SİYASETİN FİNANSMANI İMAR RANTI
Taha Akyol’un imar rantı ile ilgili sorusuna cevap veren Babacan şunları kaydetti: “Gidişatta açıkçası korkuyorduk, bugün bahsettiğimiz o lüks inşaatlar var ya. Bizim o dönemde ‘Bunları yapmayın, yanlış yere gidiyor’ diye uyardığımız binalar, onlar şimdi boş duruyor. Dünyanın parası döküldü. Niye engellemedik? Güzel bir soru. Öncelikle imar rantları ve inşaat ile sanayi arasındaki dengeyi yeniden kurma ile ilgili mevzuat hazırladık. 25 kişilik ekip oluşturduk, defalarca toplandık.

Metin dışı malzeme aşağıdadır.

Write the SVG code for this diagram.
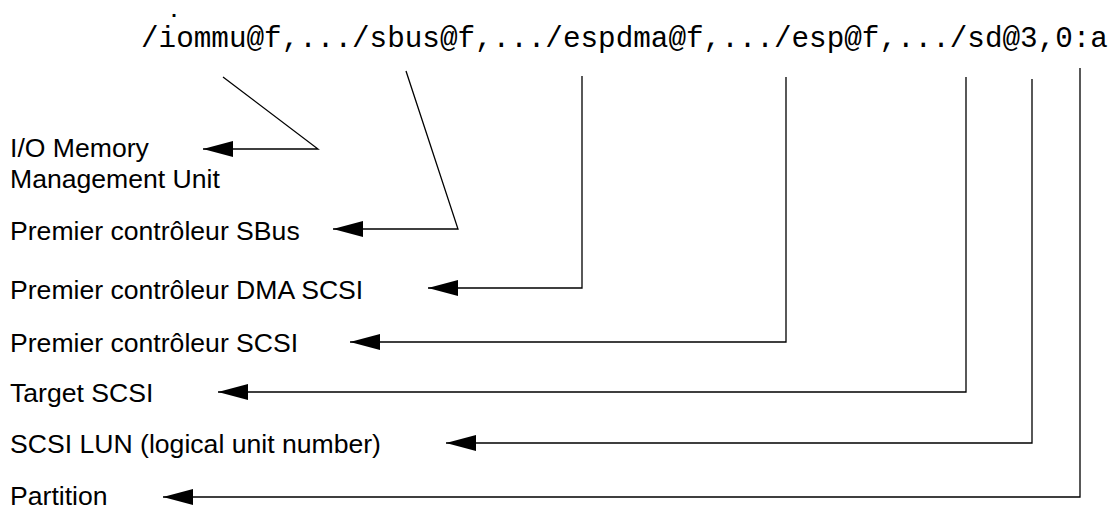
<svg xmlns="http://www.w3.org/2000/svg" width="1116" height="511" viewBox="0 0 1116 511">
<style>
.mono{font-family:"Liberation Mono","Courier New",monospace;font-size:29.3px;fill:#000}
.dot{font-family:"Liberation Mono","Courier New",monospace;font-size:20px;font-weight:bold;fill:#000}
.lbl{font-family:"Liberation Sans",Arial,sans-serif;font-size:26.6px;fill:#000}
.c{fill:none;stroke:#000;stroke-width:1.3}
</style>
<defs>
<marker id="ah" viewBox="0 0 30 16" refX="30" refY="8" markerWidth="30" markerHeight="16" markerUnits="userSpaceOnUse" orient="auto">
<path d="M0,0 L30,8 L0,16 z" fill="#000"/>
</marker>
</defs>
<rect width="1116" height="511" fill="#fff"/>
<g id="path">
<text class="dot" x="168" y="17">.</text>
<text class="mono" x="141" y="47">/iommu@f,.../sbus@f,.../espdma@f,.../esp@f,.../sd@3,0:a</text>
</g>
<g id="n-iommu"><text class="lbl" x="10" y="157">I/O Memory</text><text class="lbl" x="10" y="188">Management Unit</text></g>
<g id="n-sbus"><text class="lbl" x="10" y="240">Premier contrôleur SBus</text></g>
<g id="n-dma"><text class="lbl" x="10" y="299">Premier contrôleur DMA SCSI</text></g>
<g id="n-scsi"><text class="lbl" x="10" y="352">Premier contrôleur SCSI</text></g>
<g id="n-target"><text class="lbl" x="10" y="402">Target SCSI</text></g>
<g id="n-lun"><text class="lbl" x="10" y="453">SCSI LUN (logical unit number)</text></g>
<g id="n-part"><text class="lbl" x="10" y="505">Partition</text></g>
<g id="connectors">
<path class="c" d="M223,77 L318,149 L203,149" marker-end="url(#ah)"/>
<path class="c" d="M406,71 L458,229 L333,229" marker-end="url(#ah)"/>
<path class="c" d="M582,76 L582,288 L428,288" marker-end="url(#ah)"/>
<path class="c" d="M786,77 L786,342 L350,342" marker-end="url(#ah)"/>
<path class="c" d="M966,77 L966,392 L218,392" marker-end="url(#ah)"/>
<path class="c" d="M1032,79 L1032,443 L446,443" marker-end="url(#ah)"/>
<path class="c" d="M1080,68 L1080,497 L163,497" marker-end="url(#ah)"/>
</g>
</svg>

Mevzuatın tamamını hazırladık, yeni kalemler oluşturduk. Parsel bazındaki imar değişikliği yasaklayan hükümler koyduk. Yasa metni, satır satır hepsi hazırdı. Ve bunu maalesef Sayın Erdoğan’a kabul ettiremedik. Çünkü bu işlerle uğraşan Bakan arkadaşlarımızdan, o dönemde itirazlar geldi. Çünkü bu işin, muhatapları var. Bu rant paylaşılıyor. Bu rant sadece iş camiasında paylaşılmıyor, yerel yönetimde, merkezi yönetimde, her yerlerde bu rant paylaşılıyor.
Aynı zamanda imar rantı, siyasetin önemli bir kaynağı. Siyasetin finansmanı imar rantı. Dolayısıyla o kadar çok farklı kesimlerden, bu rantı paylaşanlar vardı ki... Onlar bu sefer karşı cephe olarak karşımıza çıktılar. Bu birincisi. Eğer o gün Sayın Erdoğan, bizim hazırlığımıza ‘Yapılsın, tamam’ deseydi. Meclis’ten geçirir ve yapardık. Meclis’e bir yasa tasarısının gitmesi için Başbakan’ın imzası gerekiyordu. Niye yapmadınız diye soruyorsunuz ama bu yasal düzenleme gerektiriyordu.
S-400 KUTUSUNU ARALAYINCA YAPTIRIM GELDİ
S-400’lere milyonlarca dolar para verdik. Kutusunu hafif aralayınca hemen yaptırım geldi. F-35’ler için de milyonlarca dolar verdik. Ama ortak olduğunuz projeden kovulduk. NATO’nun en önemli savunma projelerinden birinde Türkiye 4 ortaktan birisiydi.
Şimdi para verdiği halde projeden kovulan, para verdiği halde uçaklarını alamayan bir ülke haline düştük. ABD’nin Paris Anlaşmasına dönüş kararı çok önemli. Ama bu yetmez, kaynak da ayırmalı. İklim değişikliğiyle ilgili paranın nasıl bulunacağı konusunda, zamanında 14 kişilik bir heyet olarak G20’ye sunduğumuz rapor uygulanmaya başlandı.